Истоки Второй мировой войны - страница 4
Судить о политических намерениях по военным планам – опасное занятие. Некоторые историки, например, на основании содержания военных контактов между Англией и Францией, имевших место до 1914 г., делают вывод, что британское правительство стремилось к войне с Германией. Другие историки (эти, я считаю, умнее) отрицают саму возможность делать подобные выводы. Такие планы, утверждают они, нужно расценивать как разумную предосторожность, а не как «подготовку к агрессии». Но распоряжения Гитлера зачастую интерпретируют именно вторым способом. Приведу лишь один примечательный пример. 30 ноября 1938 г. Кейтель передал Риббентропу проект меморандума к итало-германским военным переговорам, подготовленный им по приказу Гитлера. Третий пункт гласил: «Военно-политическая база переговоров. Война Германии и Италии против Франции и Британии, где первой целью будет быстрый разгром Франции»{5}. Один мой ответственный оппонент утверждал, что это со всей очевидностью доказывает намерения Гитлера и таким образом полностью опровергает мой тезис. Но что еще, кроме войны с Францией и Британией, могли обсуждать на этой встрече немецкие и итальянские генералы? Это была единственная война, в которой могла бы принять участие Италия. Британские и французские генералы в тот же самый момент обсуждали войну с Германией и Италией. Но ни им, ни их правительствам этот факт в вину не ставят. Дальнейшая история проекта Кейтеля показательна. На военных переговорах настаивали итальянцы, а не немцы. Проект был подготовлен, но ничего не происходило. 15 марта 1939 г. Гитлер уже оккупировал Прагу, а переговоры так и не состоялись. Итальянцы теряли терпение. 22 марта Гитлер приказал: «Обсуждение военно-политической базы… на настоящий момент необходимо отложить»{6}. Переговоры состоялись только 4 апреля. Кейтель записал: «Контакты начались довольно внезапно из-за давления со стороны Италии»{7}. Оказалось, что итальянцы отнюдь не стремились к войне. Напротив, они всячески подчеркивали, что будут готовы к ней в лучшем случае не раньше 1942 г.; немецкая сторона с ними согласилась. В общем, этот чудесный документ всего лишь доказывает (если он вообще что-то доказывает), что Гитлер не был на тот момент заинтересован в войне с Францией и Великобританией и что Италия в войне вообще заинтересована не была. А может, он доказывает, что историкам стоит быть осторожнее и не хвататься за отдельный пункт в тексте, не обратившись к другим источникам.

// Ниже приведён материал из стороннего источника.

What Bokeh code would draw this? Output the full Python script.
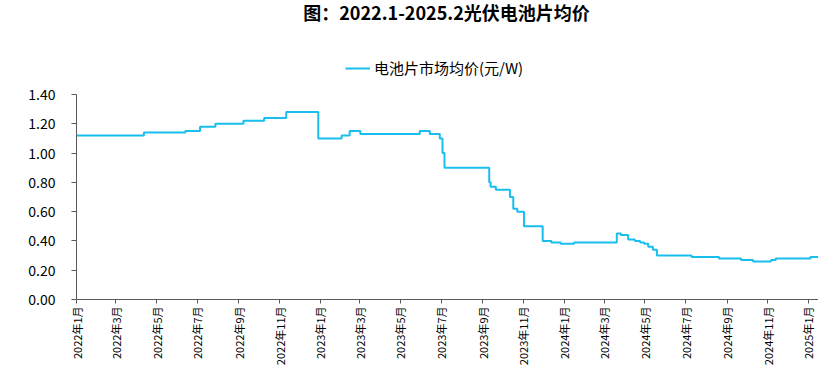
from datetime import datetime
from math import pi

import pandas as pd
from bokeh.plotting import figure
from bokeh.layouts import column
from bokeh.models import (ColumnDataSource, Range1d, FixedTicker, DatetimeTickFormatter,
                          NumeralTickFormatter, Legend, LegendItem, Label)
from bokeh.embed import file_html
from bokeh.resources import INLINE

# ---- data ----
change_dates = [
    "2022-01-01", "2022-04-12", "2022-06-13", "2022-07-05", "2022-07-28", "2022-09-08",
    "2022-10-09", "2022-11-11", "2022-12-29", "2023-02-02", "2023-02-14", "2023-03-02",
    "2023-05-30", "2023-06-14", "2023-06-29", "2023-07-03", "2023-07-06", "2023-09-11",
    "2023-09-13", "2023-09-21", "2023-10-12", "2023-10-17", "2023-10-23", "2023-11-02",
    "2023-11-30", "2023-12-13", "2023-12-27", "2024-01-16", "2024-03-20", "2024-03-26",
    "2024-04-06", "2024-04-16", "2024-04-24", "2024-04-30", "2024-05-06", "2024-05-13",
    "2024-05-19", "2024-07-10", "2024-08-20", "2024-09-22", "2024-10-10", "2024-11-06",
    "2024-11-13", "2025-01-04", "2025-02-10",
]
cell_price = [
    1.12, 1.14, 1.15, 1.18, 1.20, 1.22,
    1.24, 1.28, 1.10, 1.12, 1.15, 1.13,
    1.15, 1.13, 1.10, 1.00, 0.90, 0.80,
    0.77, 0.75, 0.70, 0.62, 0.60, 0.50,
    0.40, 0.39, 0.38, 0.39, 0.45, 0.44,
    0.41, 0.40, 0.39, 0.38, 0.36, 0.34,
    0.30, 0.29, 0.28, 0.27, 0.26, 0.27,
    0.28, 0.29, 0.29,
]
tick_months = pd.date_range("2022-01-01", "2025-01-01", freq="2MS")
y_ticks = [0.0, 0.2, 0.4, 0.6, 0.8, 1.0, 1.2, 1.4]
series_name = "电池片市场均价(元/W)"
title_text = "图：2022.1-2025.2光伏电池片均价"

FONT = "Noto Sans CJK SC"
LINE_COLOR = "#18BEEE"

src = ColumnDataSource(dict(date=pd.to_datetime(change_dates), price=cell_price))

# ---------------- header: title + legend ----------------
header = figure(width=818, height=84, x_range=Range1d(0, 1), y_range=Range1d(0, 1),
                x_axis_type=None, y_axis_type=None,
                output_backend="svg", toolbar_location=None,
                min_border_left=0, min_border_right=0, min_border_top=0, min_border_bottom=0)
header.outline_line_color = None
header.xgrid.visible = False
header.ygrid.visible = False

header.add_layout(Label(x=370, y=73, x_units="screen", y_units="screen", text=title_text,
                        text_font=FONT, text_font_size="18px", text_font_style="bold",
                        text_align="center", text_baseline="middle", text_color="#000000"))

# same series, only used as the legend's glyph (falls outside this header's ranges)
proxy = header.step(x="date", y="price", source=src, mode="after",
                    line_color=LINE_COLOR, line_width=2)
legend = Legend(items=[LegendItem(label=series_name, renderers=[proxy])],
                location=(269, 6), orientation="horizontal",
                glyph_width=25, glyph_height=16, label_height=16, label_standoff=4,
                padding=0, margin=0, border_line_color=None, background_fill_alpha=0,
                label_text_font=FONT, label_text_font_size="15px", label_text_color="#000000")
header.add_layout(legend, "center")

# ---------------- main chart ----------------
p = figure(width=818, height=284, x_axis_type="datetime",
           x_range=Range1d(datetime(2022, 1, 1), datetime(2025, 1, 16)),
           y_range=Range1d(0, 1.4),
           output_backend="svg", toolbar_location=None,
           min_border_left=76, min_border_right=0, min_border_top=10, min_border_bottom=69)
p.outline_line_color = None
p.xgrid.visible = False
p.ygrid.visible = False

p.step(x="date", y="price", source=src, mode="after", line_color=LINE_COLOR, line_width=2)

xa = p.xaxis[0]
xa.ticker = FixedTicker(ticks=[t.timestamp() * 1000 for t in tick_months])
fmt = "%Y年%-m月"
xa.formatter = DatetimeTickFormatter(days=fmt, months=fmt, years=fmt, hours=fmt)
xa.major_label_orientation = pi / 2
xa.major_label_text_font = FONT
xa.major_label_text_font_size = "11px"
xa.major_label_text_color = "#000000"
xa.major_label_standoff = 3
xa.major_tick_out = 4
xa.major_tick_in = 0
xa.minor_tick_out = 0
xa.minor_tick_in = 0
xa.axis_line_color = "#595959"
xa.major_tick_line_color = "#595959"

ya = p.yaxis[0]
ya.ticker = FixedTicker(ticks=y_ticks)
ya.formatter = NumeralTickFormatter(format="0.00")
ya.major_label_text_font = FONT
ya.major_label_text_font_size = "14px"
ya.major_label_text_color = "#000000"
ya.major_label_standoff = 16
ya.major_tick_out = 5
ya.major_tick_in = 0
ya.minor_tick_out = 0
ya.minor_tick_in = 0
ya.axis_line_color = "#595959"
ya.major_tick_line_color = "#595959"

layout = column(header, p, spacing=0)
open("out.html", "w").write(file_html(layout, INLINE))
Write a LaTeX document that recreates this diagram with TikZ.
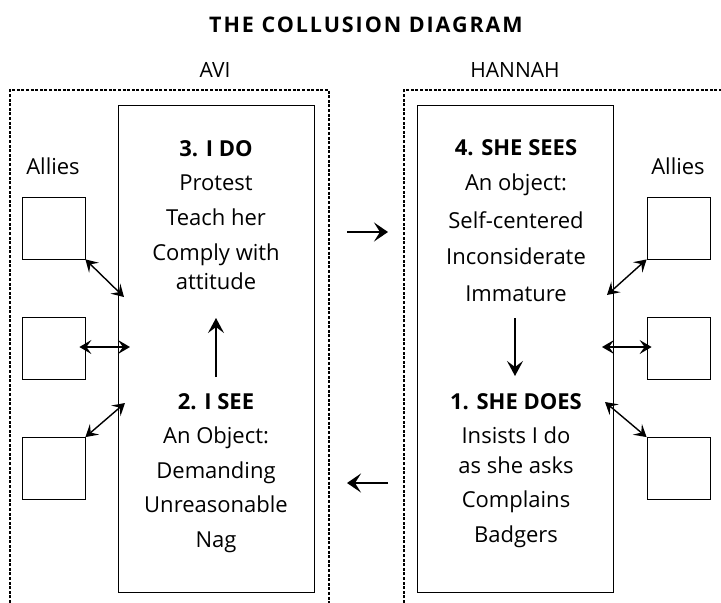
\documentclass[tikz,border=0pt]{standalone}
\usepackage{fontspec}
\setmainfont{Open Sans}
\usetikzlibrary{arrows.meta}
\begin{document}
\begin{tikzpicture}[x=1pt,y=-1pt,
  frame/.style={draw, line width=1.1pt, dash pattern=on 3pt off 1.6pt},
  mainbox/.style={draw, line width=0.9pt, inner sep=0},
  allybox/.style={draw, line width=0.8pt, minimum width=63pt, minimum height=62pt, inner sep=0},
  txt/.style={font=\fontsize{22}{26}\selectfont, anchor=base, inner sep=0},
  head/.style={txt, font=\bfseries\fontsize{22}{26}\selectfont},
  link/.style={{Stealth[length=12pt,width=14pt,inset=5pt]}-{Stealth[length=12pt,width=14pt,inset=5pt]}, line width=1.4pt},
  flow/.style={-{Stealth[length=14pt,width=19pt,inset=6pt]}, line width=2pt},
  vflow/.style={-{Stealth[length=15pt,width=16pt,inset=6pt]}, line width=1.4pt}]
\useasboundingbox (0,0) rectangle (721,603);

% title and side headings
\node[txt, font=\bfseries\fontsize{21.5}{24}\selectfont\addfontfeature{LetterSpace=9}] (title) at (366,32) {THE COLLUSION DIAGRAM};
\node[txt, font=\fontsize{21}{24}\selectfont] (avi) at (215,77) {AVI};
\node[txt, font=\fontsize{21}{24}\selectfont] (hannah) at (515,77) {HANNAH};

% dashed frames, open at the bottom
\draw[frame] (10,603) -- (10,90) -- (329,90) -- (329,603);
\draw[frame] (404,603) -- (404,90) -- (721,90);

% main boxes
\node[mainbox, minimum width=196pt, minimum height=487pt] (L) at (216,348.5) {};
\node[mainbox, minimum width=196pt, minimum height=487pt] (R) at (515,348.5) {};

% ally boxes
\node[txt] (allyL) at (53,174) {Allies};
\node[txt] (allyR) at (678,174) {Allies};
\node[allybox] (la1) at (53.5,228) {};
\node[allybox] (la2) at (53.5,348) {};
\node[allybox] (la3) at (53.5,468.5) {};
\node[allybox] (ra1) at (678.5,228) {};
\node[allybox] (ra2) at (678.5,348) {};
\node[allybox] (ra3) at (678.5,468.5) {};

% Avi: what I do
\node[head] (ido) at (216,156) {3. I DO};
\node[txt] (ido1) at (216,190) {Protest};
\node[txt] (ido2) at (216,225) {Teach her};
\node[txt] (ido3) at (216,260) {Comply with};
\node[txt] (ido4) at (216,289) {attitude};
% Avi: what I see
\node[head] (isee) at (216,409) {2. I SEE};
\node[txt] (isee1) at (216,443) {An Object:};
\node[txt] (isee2) at (216,478) {Demanding};
\node[txt] (isee3) at (216,512) {Unreasonable};
\node[txt] (isee4) at (216,547) {Nag};
% Hannah: what she sees
\node[head] (ssees) at (516,155) {4. SHE SEES};
\node[txt] (ssees1) at (516,190) {An object:};
\node[txt] (ssees2) at (516,228) {Self-centered};
\node[txt] (ssees3) at (516,264) {Inconsiderate};
\node[txt] (ssees4) at (516,301) {Immature};
% Hannah: what she does
\node[head] (sdoes) at (516,409) {1. SHE DOES};
\node[txt] (sdoes1) at (516,443) {Insists I do};
\node[txt] (sdoes2) at (516,473) {as she asks};
\node[txt] (sdoes3) at (516,507) {Complains};
\node[txt] (sdoes4) at (516,542) {Badgers};

% arrow ends on the main box edges
\coordinate (l1) at (124,297);
\coordinate (l2) at (130,347);
\coordinate (l3) at (125,403);
\coordinate (r1) at (607,295);
\coordinate (r2) at (602,347);
\coordinate (r3) at (605,402);

\draw[link] (la1.south east) -- (l1);
\draw[link] (la2.east) ++(-6,-1) coordinate (la2e) (la2e) -- (l2);
\draw[link] (la3.north east) -- (l3);
\draw[link] (ra1.south west) -- (r1);
\draw[link] (ra2.west) ++(5,-1) coordinate (ra2w) (ra2w) -- (r2);
\draw[link] (ra3.north west) -- (r3);

% cycle arrows
\coordinate (upS) at (216,377);
\coordinate (upE) at (216,318);
\draw[vflow] (upS) -- (upE);
\coordinate (dnS) at (515,318);
\coordinate (dnE) at (515,376);
\draw[vflow] (dnS) -- (dnE);
\coordinate (rtS) at (347,232);
\coordinate (rtE) at (388,232);
\draw[flow] (rtS) -- (rtE);
\coordinate (lfS) at (388,483);
\coordinate (lfE) at (347,483);
\draw[flow] (lfS) -- (lfE);
\end{tikzpicture}
\end{document}
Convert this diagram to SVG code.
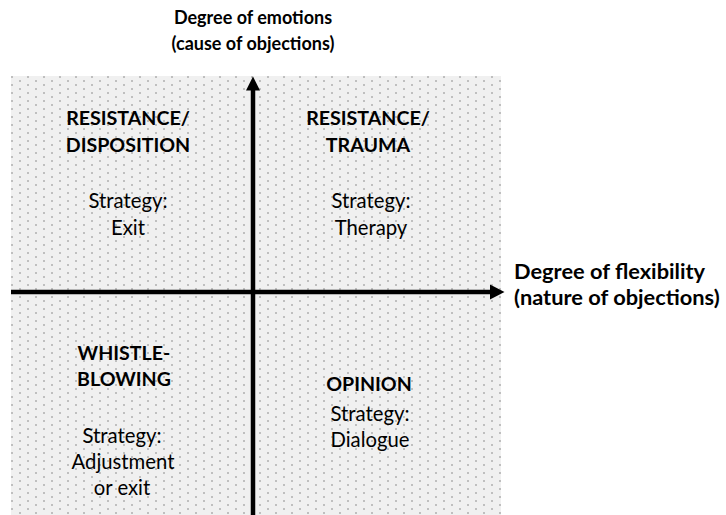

Конечно, по мнению британцев, их правительство всего лишь стремилось сохранить все как есть, тогда как Гитлер хотел раскачать ситуацию. Но для немцев существующим положением вещей был не мир, а кабальный договор. Все зависит от точки зрения. Державы-победительницы хотели сохранить – с небольшими поправками – плоды победы, но действовали при этом неэффективно. Побежденная держава хотела преодолеть свое поражение. Подобные амбиции той или иной степени «агрессивности» были свойственны не только Гитлеру. Их лелеяли все немецкие политики – и социал-демократы, в 1918 г. положившие конец войне, хотели этого не меньше Густава Штреземана. Никто не брался точно сформулировать, что значило преодолеть поражение в Первой мировой войне; и Гитлер тут не исключение. Сюда включали возвращение утраченных тогда территорий; восстановление немецкого господства в Центральной Европе, которое ранее обеспечивалось союзом с Австро-Венгрией; отмену, естественно, всех ограничений на перевооружение Германии. Детальные условия значения не имели. Все немцы, и Гитлер в том числе, верили, что, как только Германия преодолеет свое поражение – военным или каким-то иным способом, – она станет господствующей в Европе силой; и в целом это предположение разделяли и в других странах. Две идеи – «освобождения» и «господства» – слились в одну. Разорвать их было невозможно. Это были всего лишь два разных слова для одного и того же понятия; и только выбор одного из них определяет, кем был Гитлер – борцом за справедливость по отношению к Германии или потенциальным завоевателем Европы.